Mr Garamukanwa was suspended in April 2013 when the police informed the Trust that they were investigating claims by LM that he had been stalking and harassing her and sending anonymous malicious emails to employees of the Trust.

In December 2013, following an internal investigation and disciplinary proceedings, the Trust dismissed Mr Garamukanwa for gross misconduct. It relied on photographs stored on his iPhone, passed to it by the police, linking him to certain anonymous emails, as well as personal emails and WhatsApp messages exchanged by Mr Garamukanwa and other employees, including LM. Mr Garamukanwa had voluntarily provided some of the communications at one of the disciplinary hearings.

Mr Garamukanwa challenged his dismissal in court, arguing that the Trust had relied on private material. His claim was ultimately dismissed in 2016 on appeal. The courts found that he could have had no reasonable expectation that the evidence relied on by the Trust would remain private.

Mr Garamukanwa applied to the ECtHR, arguing that the UK courts’ decisions upholding his dismissal constituted a breach of his right to privacy under Article 8 (right to respect for private and family life, the home and correspondence).

The ECtHR noted that according to its own case law, communications from business premises can be covered by the notions of “private life” and “correspondence” under Article 8 and an individual’s reasonable expectation of privacy was a significant though not necessarily conclusive factor in determining whether Article 8 was applicable. Therefore, Article 8 could apply in a case such as this where an employer had relied on material or communications of a private nature to justify a dismissal.

However, in this case the ECtHR considered that Mr Garamukanwa could not reasonably have expected that any of the material or communications in question would remain private.

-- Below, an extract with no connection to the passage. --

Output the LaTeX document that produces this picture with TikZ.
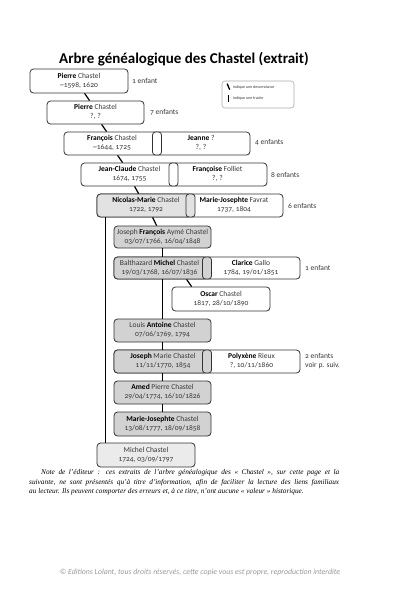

By the time the police had arrested and interviewed him in April 2013 over the harassment allegations, Mr Garamukanwa had been aware for almost a year that the Trust considered his behaviour inappropriate. He could not, therefore, have reasonably expected that any material or communications linked to the harassment allegations after June 2012 would remain private.

Further, Mr Garamukanwa had not sought to challenge the use of the iPhone material or any private communications during the disciplinary hearing. In fact, he had voluntarily provided the panel with further private communications.

The UK courts had considered Mr Garamukanwa’s Article 8 arguments and had come to the same conclusion. Mr Garamukanwa had not submitted any compelling reasons for the ECtHR to find otherwise and therefore it rejected his complaint as inadmissible. (Garamukanwa v UK (Application no 70573/17) [2019] ECHR 445 (6 June 2019) — to read the judgment in full, click here).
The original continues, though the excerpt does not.